Available data.

#####

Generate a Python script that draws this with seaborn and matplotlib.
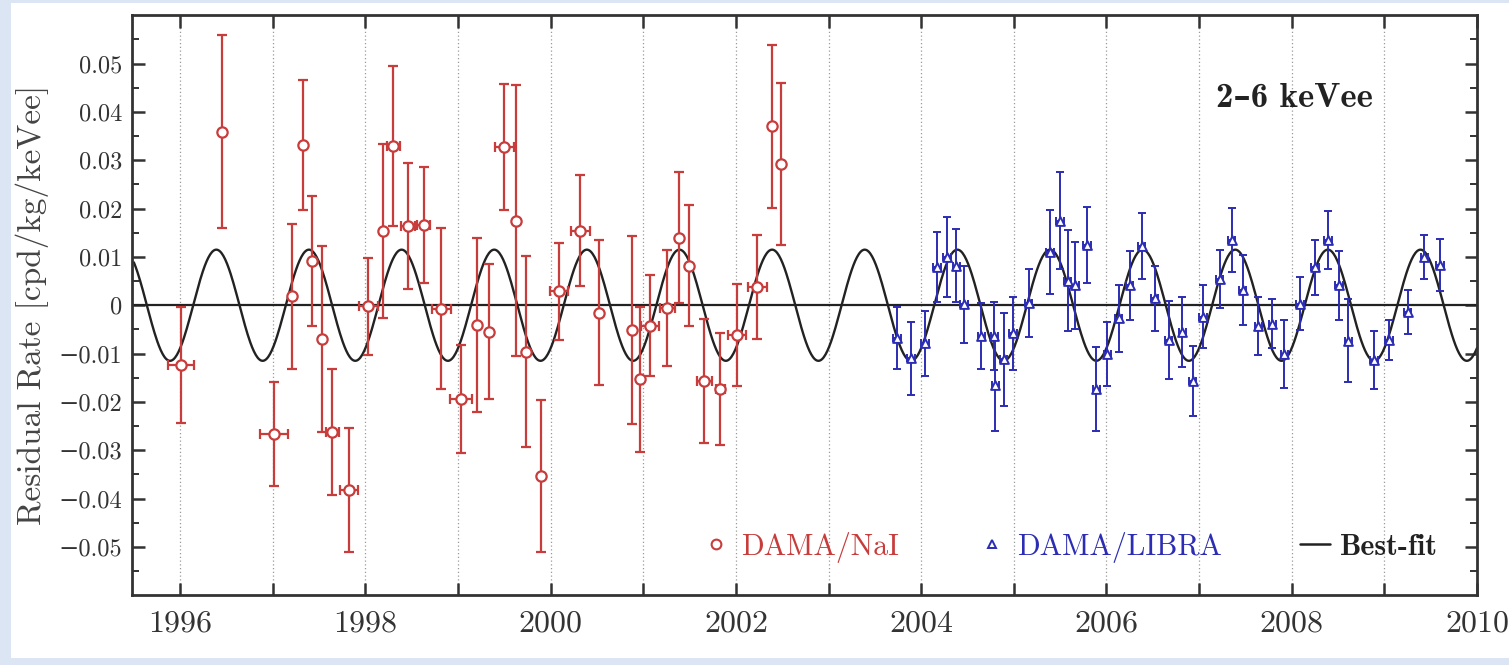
import numpy as np
import pandas as pd
import matplotlib
matplotlib.use('Agg')
import matplotlib.pyplot as plt
from matplotlib.lines import Line2D
from matplotlib.patches import Rectangle
import seaborn as sns

# DAMA/NaI residuals (year, residual rate, y error, x error)
nai_year = [1996.01, 1996.45, 1997.21, 1997.33, 1997.42, 1997.53, 1997.01, 1997.64, 1997.82, 1998.03,
            1998.19, 1998.30, 1998.46, 1998.63, 1998.82, 1999.03, 1999.20, 1999.33, 1999.50, 1999.62,
            1999.73, 1999.89, 2000.09, 2000.32, 2000.52, 2000.88, 2000.96, 2001.07, 2001.26, 2001.38,
            2001.49, 2001.66, 2001.83, 2002.01, 2002.23, 2002.39, 2002.49]
nai_rate = [-0.0123, 0.0359, 0.0019, 0.0332, 0.0092, -0.0070, -0.0267, -0.0262, -0.0383, -0.0002,
            0.0154, 0.0330, 0.0164, 0.0166, -0.0007, -0.0194, -0.0041, -0.0055, 0.0327, 0.0175,
            -0.0096, -0.0354, 0.0029, 0.0154, -0.0016, -0.0051, -0.0153, -0.0042, -0.0005, 0.0140,
            0.0082, -0.0157, -0.0173, -0.0062, 0.0038, 0.0370, 0.0292]
nai_err = [0.0120, 0.0200, 0.0150, 0.0134, 0.0134, 0.0193, 0.0108, 0.0130, 0.0128, 0.0100,
           0.0180, 0.0165, 0.0130, 0.0120, 0.0167, 0.0112, 0.0180, 0.0140, 0.0130, 0.0280,
           0.0197, 0.0157, 0.0100, 0.0115, 0.0150, 0.0195, 0.0150, 0.0105, 0.0120, 0.0135,
           0.0125, 0.0128, 0.0116, 0.0105, 0.0108, 0.0168, 0.0168]
nai_xerr = [0.14, 0.0, 0.0, 0.0, 0.0, 0.0, 0.15, 0.07, 0.10, 0.10,
            0.0, 0.07, 0.08, 0.07, 0.10, 0.12, 0.0, 0.0, 0.10, 0.0,
            0.0, 0.0, 0.10, 0.10, 0.0, 0.0, 0.0, 0.10, 0.08, 0.0,
            0.0, 0.08, 0.05, 0.10, 0.10, 0.0, 0.0]

# DAMA/LIBRA residuals
libra_year = [2003.74, 2003.89, 2004.04, 2004.17, 2004.28, 2004.38, 2004.46, 2004.65, 2004.79, 2004.80,
              2004.89, 2004.99, 2005.16, 2005.39, 2005.50, 2005.58, 2005.66, 2005.79, 2005.89, 2006.01,
              2006.13, 2006.25, 2006.38, 2006.52, 2006.67, 2006.82, 2006.93, 2007.04, 2007.22, 2007.35,
              2007.47, 2007.64, 2007.79, 2007.92, 2008.09, 2008.25, 2008.39, 2008.51, 2008.61, 2008.89,
              2009.05, 2009.25, 2009.43, 2009.60]
libra_rate = [-0.0067, -0.0110, -0.0079, 0.0079, 0.0100, 0.0082, 0.0002, -0.0063, -0.0064, -0.0165,
              -0.0112, -0.0058, 0.0005, 0.0110, 0.0175, 0.0051, 0.0041, 0.0125, -0.0173, -0.0101,
              -0.0027, 0.0041, 0.0123, 0.0014, -0.0072, -0.0055, -0.0157, -0.0024, 0.0055, 0.0135,
              0.0032, -0.0042, -0.0038, -0.0101, 0.0003, 0.0079, 0.0135, 0.0041, -0.0073, -0.0114,
              -0.0072, -0.0014, 0.0100, 0.0084]
libra_err = [0.0064, 0.0075, 0.0068, 0.0072, 0.0082, 0.0075, 0.0080, 0.0068, 0.0070, 0.0095,
             0.0096, 0.0075, 0.0070, 0.0087, 0.0100, 0.0105, 0.0090, 0.0079, 0.0087, 0.0067,
             0.0069, 0.0072, 0.0068, 0.0067, 0.0080, 0.0073, 0.0072, 0.0065, 0.0060, 0.0066,
             0.0072, 0.0060, 0.0050, 0.0070, 0.0055, 0.0057, 0.0060, 0.0071, 0.0085, 0.0060,
             0.0041, 0.0045, 0.0045, 0.0054]
libra_xerr = [0.04] * len(libra_year)

# best-fit cosine: A cos(2 pi (t - t0) / T)
fit_amp = 0.0115
fit_period = 1.0
fit_t0 = 0.39

ytick_vals = [-0.05, -0.04, -0.03, -0.02, -0.01, 0, 0.01, 0.02, 0.03, 0.04, 0.05]
ytick_labels = ['\u22120.05', '\u22120.04', '\u22120.03', '\u22120.02', '\u22120.01', '0',
                '0.01', '0.02', '0.03', '0.04', '0.05']
year_ticks = list(range(1996, 2011))
year_labels = [str(y) if y % 2 == 0 else '' for y in year_ticks]

red = '#c83c3c'
blue = '#2c2cb4'

sns.set_style('ticks')
plt.rcParams['font.family'] = ['cmr10', 'DejaVu Serif']
plt.rcParams['axes.unicode_minus'] = False

fig = plt.figure(figsize=(15.09, 6.65), dpi=100, facecolor='#dbe5f3')
fig.patches.append(Rectangle((11 / 1509, 7 / 665), 1 - 11 / 1509, 1 - 10 / 665,
                             transform=fig.transFigure, facecolor='white', edgecolor='none', zorder=-10))
ax = fig.add_axes([0.0875, 0.105, 0.8913, 0.872])
ax.set_zorder(5)

nai = pd.DataFrame({'year': nai_year, 'rate': nai_rate})
libra = pd.DataFrame({'year': libra_year, 'rate': libra_rate})

t = np.linspace(1995.5, 2010, 1500)
fit = pd.DataFrame({'year': t, 'rate': fit_amp * np.cos(2 * np.pi * (t - fit_t0) / fit_period)})

ax.axhline(0, color='#222222', lw=1.6, zorder=1)
sns.lineplot(data=fit, x='year', y='rate', ax=ax, color='#222222', lw=1.7, zorder=2)

ax.errorbar(nai_year, nai_rate, yerr=nai_err, xerr=nai_xerr, fmt='none',
            ecolor=red, elinewidth=1.6, capsize=3.5, capthick=1.6, zorder=3)
ax.errorbar(libra_year, libra_rate, yerr=libra_err, xerr=libra_xerr, fmt='none',
            ecolor=blue, elinewidth=1.4, capsize=3, capthick=1.4, zorder=3)
sns.scatterplot(data=nai, x='year', y='rate', ax=ax, marker='o', s=55,
                facecolor='white', edgecolor=red, linewidth=1.6, zorder=4)
sns.scatterplot(data=libra, x='year', y='rate', ax=ax, marker='^', s=40,
                facecolor='white', edgecolor=blue, linewidth=1.4, zorder=4)

ax.set_xlim(1995.48, 2010)
ax.set_ylim(-0.06, 0.06)
ax.set_xticks(year_ticks)
ax.set_xticklabels(year_labels)
ax.set_yticks(ytick_vals)
ax.set_yticklabels(ytick_labels)
ax.set_yticks(np.arange(-0.055, 0.06, 0.01), minor=True)
ax.grid(axis='x', which='major', linestyle=(0, (1, 2)), color='#9a9a9a', lw=0.9)
ax.tick_params(axis='both', which='major', direction='in', length=9, width=1.8,
               top=True, right=True, colors='#333333')
ax.tick_params(axis='y', which='minor', direction='in', length=5, width=1.4,
               left=True, right=True, color='#333333')
ax.tick_params(axis='x', labelsize=23, labelcolor='#333333', pad=11)
ax.tick_params(axis='y', labelsize=17.5, labelcolor='#333333', pad=7)
for s in ax.spines.values():
    s.set_linewidth(2.0)
    s.set_color('#333333')

ax.set_xlabel('')
ax.set_ylabel('Residual Rate [cpd/kg/keVee]', fontsize=24, color='#444444', labelpad=7)

ax.text(0.864, 0.857, '2\u20136 keVee', transform=ax.transAxes, ha='center', va='center',
        fontsize=25, fontweight='bold', family=['cmb10', 'DejaVu Serif'], color='#222222')

handles = [Line2D([], [], marker='o', ls='none', mfc='white', mec=red, mew=1.5, ms=7),
           Line2D([], [], marker='^', ls='none', mfc='white', mec=blue, mew=1.4, ms=6),
           Line2D([], [], color='#222222', lw=1.8)]
leg = ax.legend(handles, ['DAMA/NaI', 'DAMA/LIBRA', 'Best-fit'], ncol=3, frameon=False,
                loc='center right', bbox_to_anchor=(0.98, 0.083), fontsize=21.5,
                handlelength=1.0, handletextpad=0.35, columnspacing=2.6, borderaxespad=0)
txt = leg.get_texts()
txt[0].set_color(red)
txt[1].set_color(blue)
txt[2].set_color('#222222')
txt[2].set_family(['cmb10', 'DejaVu Serif'])

fig.savefig('out.png', dpi=100, facecolor=fig.get_facecolor())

#####

The problem.
Repeat the lines above, starting at the first and stopping after the line that holds "import seaborn as sns", with the pictures left out.

Complete output.
Generate a Python script that draws this with seaborn and matplotlib.
import numpy as np
import pandas as pd
import matplotlib
matplotlib.use('Agg')
import matplotlib.pyplot as plt
from matplotlib.lines import Line2D
from matplotlib.patches import Rectangle
import seaborn as sns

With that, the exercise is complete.